GP: The '80s had such a strong influence on EDM that I think it's always going to be something people go back to.
MT: A lot of it is nostalgia. But it's such a broad-reaching genre. People that are into electro don't necessarily like rock. People don't tend to cross genres -- they like what they like. But the '80s, man...people love the '80s. Well, maybe not everybody, but most people. But I think a majority of the people who come to this night didn't listen to '80s music in the '80s.
I don't think anyone under the age of thirty can say they listened to this when they were teenagers. But they remember hearing these songs when they were little kids on the radio, and there is that love for what seems, from that perspective, as a more innocent time. And it's just great music. It's the only decade of music that is its own genre.
How does that music differ from what is made today?
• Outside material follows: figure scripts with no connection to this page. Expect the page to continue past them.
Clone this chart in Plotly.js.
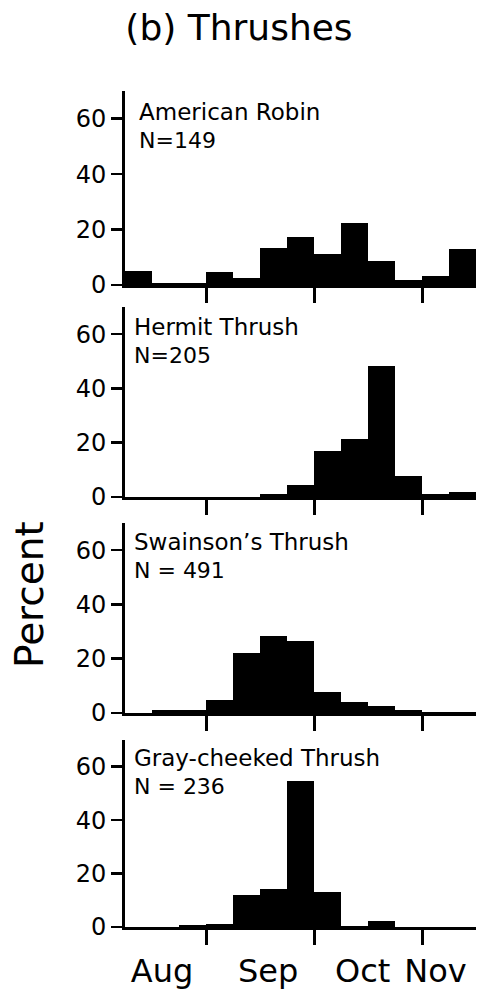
<!DOCTYPE html>
<html>
<head>
<meta charset="utf-8">
<script src="https://cdn.plot.ly/plotly-3.0.1.min.js"></script>
<style>html,body{margin:0;padding:0;background:#fff;}</style>
</head>
<body>
<div id="chart" style="width:484px;height:994px;"></div>
<script>
// Weekly bins (13 bins, Aug -> Nov); values are percent of birds per bin
const binCount = 13;
const species = ["American Robin", "Hermit Thrush", "Swainson\u2019s Thrush", "Gray-cheeked Thrush"];
const sampleSizes = ["N=149", "N=205", "N = 491", "N = 236"];
const robin      = [5, 0.7, 0.7, 4.5, 2.4, 13.4, 17.2, 11.3, 22.2, 8.5, 1.8, 3.2, 12.9];
const hermit     = [0, 0, 0, 0, 0, 1, 4.3, 17.1, 21.2, 48.4, 7.6, 1.2, 1.9];
const swainsons  = [0, 1, 1, 4.9, 22.1, 28.2, 26.7, 7.9, 3.9, 2.7, 1.2, 0.4, 0.2];
const grayCheek  = [0, 0, 0.6, 1.2, 12, 14.2, 54.7, 13.2, 0.5, 2.1, 0, 0, 0];
const monthBoundaries = [3, 7, 11];          // Sep 1, Oct 1, Nov 1 in bin units
const monthNames = ["Aug", "Sep", "Oct", "Nov"];
const monthLabelPos = [1.37, 5.3, 8.8, 11.5];
const yTicks = [0, 20, 40, 60];

const series = [robin, hermit, swainsons, grayCheek];
const FONT = "DejaVu Sans";
const domains = [[0.768, 1.0], [0.5144, 0.7416], [0.256, 0.4833], [0, 0.2237]];
const nameXShift = [12, 7, 7, 7];
// label centres in page pixels (plot area spans 91..927 vertically)
const namePy = [111.5, 327.25, 541.5, 758.25];
const nPy = [140, 355.75, 570, 786.75];
const toPaperY = py => (927 - py) / 836;

const traces = series.map((vals, i) => ({
  type: "bar",
  x: vals.map((_, k) => k + 0.5),
  y: vals,
  width: 1,
  marker: {color: "#000", line: {width: 0}},
  xaxis: i === 0 ? "x" : "x" + (i + 1),
  yaxis: i === 0 ? "y" : "y" + (i + 1),
  hoverinfo: "skip",
  showlegend: false
}));

const layout = {
  width: 484, height: 994,
  margin: {l: 125, r: 8, t: 91, b: 67},
  paper_bgcolor: "#fff", plot_bgcolor: "#fff",
  bargap: 0,
  showlegend: false,
  font: {family: FONT, color: "#000"},
  title: {
    text: "(b) Thrushes",
    font: {family: FONT, size: 36, color: "#000"},
    xref: "container", x: 239 / 484, xanchor: "center",
    yref: "container", y: 1 - 27 / 994, yanchor: "middle"
  },
  annotations: []
};

for (let i = 0; i < 4; i++) {
  const sx = i === 0 ? "" : String(i + 1);
  layout["xaxis" + sx] = {
    domain: [0, 1], range: [0, binCount], anchor: "y" + sx,
    showline: true, linewidth: 3, linecolor: "#000",
    ticks: "outside", tickmode: "array", tickvals: monthBoundaries,
    ticklen: 15, tickwidth: 3, tickcolor: "#000",
    showticklabels: false, showgrid: false, zeroline: false, fixedrange: true
  };
  layout["yaxis" + sx] = {
    domain: domains[i], range: [0, 70], anchor: "x" + sx,
    showline: true, linewidth: 3, linecolor: "#000",
    ticks: "outside", tickmode: "array", tickvals: yTicks,
    ticklen: 11, tickwidth: 2.5, tickcolor: "#000",
    tickfont: {family: FONT, size: 24, color: "#000"},
    showgrid: false, zeroline: false, fixedrange: true
  };
  layout.annotations.push({
    xref: "x" + sx + " domain", yref: "paper",
    x: 0, y: toPaperY(namePy[i]), xanchor: "left", yanchor: "middle", xshift: nameXShift[i],
    text: species[i], showarrow: false,
    font: {family: FONT, size: 23, color: "#000"}
  });
  layout.annotations.push({
    xref: "x" + sx + " domain", yref: "paper",
    x: 0, y: toPaperY(nPy[i]), xanchor: "left", yanchor: "middle", xshift: nameXShift[i],
    text: sampleSizes[i], showarrow: false,
    font: {family: FONT, size: 22, color: "#000"}
  });
}

// month labels on an overlaying axis of the bottom panel
layout.xaxis5 = {
  overlaying: "x4", anchor: "y4", side: "bottom",
  range: [0, binCount], showline: false, ticks: "",
  tickmode: "array", tickvals: monthLabelPos, ticktext: monthNames,
  tickfont: {family: FONT, size: 32, color: "#000"},
  ticklabelstandoff: 22,
  showgrid: false, zeroline: false, fixedrange: true
};
traces.push({type: "bar", x: [0.5], y: [0], xaxis: "x5", yaxis: "y4",
  marker: {color: "rgba(0,0,0,0)"}, hoverinfo: "skip", showlegend: false});

layout.annotations.push({
  xref: "paper", yref: "paper",
  x: (29 - 125) / 351, y: toPaperY(594),
  xanchor: "center", yanchor: "middle", textangle: -90,
  text: "Percent", showarrow: false,
  font: {family: FONT, size: 39, color: "#000"}
});

Plotly.newPlot("chart", traces, layout, {staticPlot: true, displayModeBar: false});
</script>
</body>
</html>
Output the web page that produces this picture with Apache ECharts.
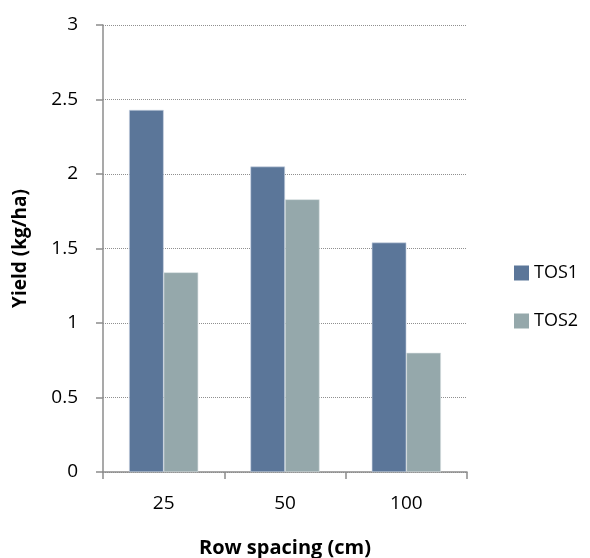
<!DOCTYPE html>
<html>
<head>
<meta charset="utf-8">
<script src="https://cdn.jsdelivr.net/npm/echarts@6/dist/echarts.min.js"></script>
<style>html,body{margin:0;padding:0;background:#fff}#chart{width:590px;height:558px}</style>
</head>
<body>
<div id="chart"></div>
<script>
// Row spacing categories and yield per time of sowing
const categories = ['25', '50', '100'];
const tos1 = [2.43, 2.05, 1.54];
const tos2 = [1.34, 1.83, 0.80];
const yTicks = [0, 0.5, 1, 1.5, 2, 2.5, 3];

const font = 'Open Sans, Liberation Sans, sans-serif';
const chart = echarts.init(document.getElementById('chart'));
chart.setOption({
  animation: false,
  grid: { left: 103, top: 25, width: 364, height: 447, containLabel: false, outerBoundsMode: 'none' },
  legend: {
    orient: 'vertical', left: 509, top: 259, itemGap: 30,
    itemWidth: 15, itemHeight: 15, icon: 'rect',
    itemStyle: { borderWidth: 0 },
    textStyle: { fontFamily: font, fontSize: 18, color: '#000', padding: [0, 0, 0, 0] },
    data: ['TOS1', 'TOS2']
  },
  xAxis: {
    type: 'category', data: categories,
    name: 'Row spacing (cm)', nameLocation: 'middle', nameGap: 66,
    nameTextStyle: { fontFamily: font, fontWeight: 'bold', fontSize: 20, color: '#000' },
    axisLine: { lineStyle: { color: '#8c8c8c', width: 1.5 } },
    axisTick: { show: true, length: 7, lineStyle: { color: '#8c8c8c', width: 1.5 } },
    axisLabel: { fontFamily: font, fontSize: 19, color: '#000', margin: 22 }
  },
  yAxis: {
    type: 'value', min: 0, max: 3, interval: 0.5,
    name: 'Yield (kg/ha)', nameLocation: 'middle', nameGap: 73,
    nameTextStyle: { fontFamily: font, fontWeight: 'bold', fontSize: 19, color: '#000' },
    axisLine: { show: true, lineStyle: { color: '#8c8c8c', width: 1.5 } },
    axisTick: { show: true, length: 7, lineStyle: { color: '#8c8c8c', width: 1.5 } },
    axisLabel: {
      fontFamily: font, fontSize: 19, color: '#000', margin: 25,
      formatter: v => yTicks.includes(v) ? String(v) : ''
    },
    splitLine: { show: true, lineStyle: { color: '#8f8f8f', type: [1, 1], width: 1 } }
  },
  series: [
    { name: 'TOS1', type: 'bar', data: tos1, barGap: '0%', barCategoryGap: '43%',
      itemStyle: { color: '#5b7699', borderColor: '#c9d3e2', borderWidth: 0.6 } },
    { name: 'TOS2', type: 'bar', data: tos2, barGap: '0%', barCategoryGap: '43%',
      itemStyle: { color: '#95a8ab', borderColor: '#d6dfe0', borderWidth: 0.6 } }
  ]
});
</script>
</body>
</html>
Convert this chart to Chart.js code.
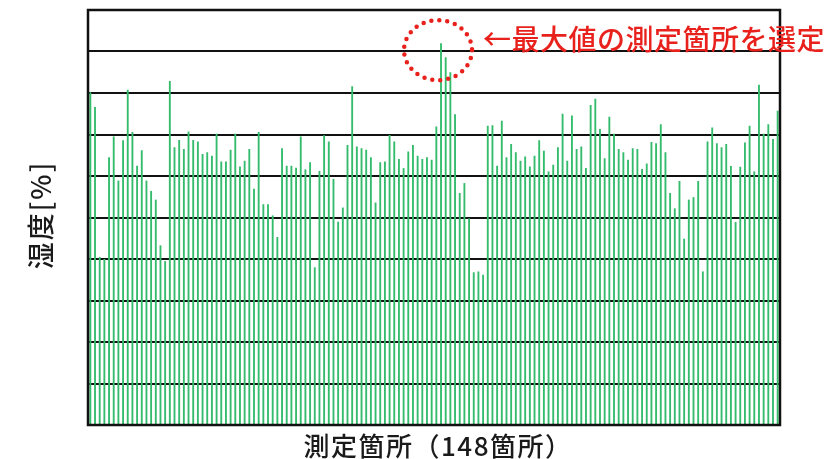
<!DOCTYPE html>
<html>
<head>
<meta charset="utf-8">
<script src="https://cdn.jsdelivr.net/npm/chart.js@4"></script>
<style>
  body { margin: 0; background: #fff; }
  #wrap { width: 832px; height: 459px; position: relative; }
</style>
</head>
<body>
<div id="wrap"><canvas id="humChart"></canvas></div>
<script>
// 湿度の測定値（148箇所）
const humidity = [
  80.2, 76.6, 40.5, 40.0, 64.5, 69.5, 58.9, 68.6, 80.8, 70.6, 62.5, 66.2, 58.9, 56.4, 54.3, 43.3,
  39.5, 82.9, 66.9, 68.7, 66.5, 70.7, 68.7, 68.3, 65.3, 65.7, 64.9, 70.2, 63.5, 63.5, 66.3, 70.2,
  62.3, 63.7, 66.5, 56.9, 70.6, 53.2, 53.2, 50.5, 45.3, 66.7, 62.5, 62.5, 62.0, 69.5, 61.6, 63.3,
  38.0, 61.2, 69.8, 68.3, 59.3, 49.0, 52.4, 67.5, 81.6, 67.1, 66.7, 66.3, 64.5, 53.6, 63.3, 63.5,
  69.9, 68.3, 64.1, 61.9, 65.9, 67.5, 64.9, 64.1, 64.5, 63.9, 71.9, 92.0, 88.6, 85.0, 74.9, 55.9,
  58.3, 49.8, 36.8, 37.0, 36.2, 72.1, 72.2, 62.5, 73.3, 64.5, 67.7, 65.7, 63.7, 64.7, 62.3, 64.9,
  68.6, 66.1, 61.1, 62.7, 66.9, 75.0, 63.7, 74.6, 66.5, 67.1, 61.9, 77.1, 78.6, 71.3, 64.3, 74.3,
  70.2, 66.5, 65.7, 63.9, 66.7, 66.5, 61.7, 63.0, 68.2, 67.9, 72.5, 65.7, 55.9, 52.2, 58.8, 44.9,
  54.3, 54.9, 58.8, 37.0, 68.3, 71.7, 67.9, 66.9, 67.7, 62.4, 48.9, 62.2, 68.1, 72.1, 61.1, 82.0,
  70.2, 72.5, 68.9, 75.7
];
const points = humidity.map((v, i) => String(i + 1));

const yTitle = '湿度[%]';
const xTitle = '測定箇所（148箇所）';
const note = '←最大値の測定箇所を選定';

const cjk = '"Noto Sans CJK JP", "Noto Sans", sans-serif';

// 枠・軸ラベル・注記
const decor = {
  id: 'decor',
  afterDraw(chart) {
    const { ctx, chartArea: a } = chart;
    ctx.save();
    ctx.strokeStyle = '#111';
    ctx.lineWidth = 2.5;
    ctx.strokeRect(a.left, a.top, a.right - a.left, a.bottom - a.top);

    ctx.fillStyle = '#1a1a1a';
    ctx.font = '500 26px ' + cjk;
    ctx.letterSpacing = '1.5px';
    ctx.textAlign = 'center';
    ctx.textBaseline = 'middle';
    ctx.fillText(xTitle, 438, 446);

    ctx.font = '500 27px ' + cjk;
    ctx.letterSpacing = '2px';
    ctx.translate(41, 215);
    ctx.rotate(-Math.PI / 2);
    ctx.fillText(yTitle, 0, 0);
    ctx.setTransform(1, 0, 0, 1, 0, 0);

    // 最大値の位置
    const i = humidity.indexOf(Math.max(...humidity));
    const bar = chart.getDatasetMeta(0).data[i];
    ctx.strokeStyle = '#e8211c';
    ctx.lineWidth = 4.5;
    ctx.lineCap = 'round';
    ctx.setLineDash([0, 8]);
    ctx.beginPath();
    ctx.ellipse(bar.x - 3, bar.y + 7, 34, 30, 0, 0, Math.PI * 2);
    ctx.stroke();
    ctx.setLineDash([]);

    ctx.fillStyle = '#e8211c';
    ctx.font = '500 28px ' + cjk;
    ctx.letterSpacing = '0.5px';
    ctx.textAlign = 'left';
    ctx.fillText(note, 483, 39);
    ctx.restore();
  }
};

new Chart(document.getElementById('humChart'), {
  type: 'bar',
  data: {
    labels: points,
    datasets: [{
      data: humidity,
      backgroundColor: '#34bc6c',
      barPercentage: 0.4,
      categoryPercentage: 1.0
    }]
  },
  options: {
    responsive: true,
    maintainAspectRatio: false,
    animation: false,
    layout: { padding: { left: 88, right: 52, top: 10, bottom: 34 } },
    plugins: { legend: { display: false }, tooltip: { enabled: false } },
    scales: {
      x: {
        display: false
      },
      y: {
        min: 0,
        max: 100,
        ticks: { display: false, stepSize: 10 },
        grid: { color: '#111', lineWidth: 2, drawTicks: false },
        border: { display: false }
      }
    }
  },
  plugins: [decor]
});
</script>
</body>
</html>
MT: I don't particularly care for Lady Gaga and Rihanna and all these Top 40 artists -- it all kind of sounds the same. They've gotten the pop thing into a formula. And I don't feel like that was the case in the '80s. And that's why there were so many one-hit wonders back then. You don't really see as many one-hit wonders anymore: An artist will become big and then put out forty albums, and every song on the album is a single, because everything is so produced and so commercially crafted.
Whereas with the one-hit wonders, it was bands that just had one really great song and then you never hear from them again. Like how many people could name an A-ha song other than "Take On Me"? They may not know the name of the album or even the name of the band -- but they can sing every word of that song. And you don't really see that as much anymore.
That '80s Night has advertised itself as an event where guests should "dress appropriately." What does that look like for you?
GP: I don't care what people dress like, as long as dancing is the most important part to the crowd.
MT: Well, I was kind of a death-rocker back then and still am. So I'll probably just dress how I always do -- in black.
Are there any other themes that you'd like to tackle for a dance night?
GP: F yes! The roaring '20s! That party would be a blow! People would be so zozzled, it would turn into a petting party!
MT: There are some, but nothing I'd like to do once a month. I like to have freedom -- like at Lipgloss, I play everything: '80s, '50s, new stuff. But I would love to do a one-off post-punk night, lots of Joy Division, the Cure, that sort of thing. Maybe a goth-y type thing some night. I would love to do a disco night. But I don't know how successful those nights would be. With an '80s night, people immediately know what it is -- it speaks for itself.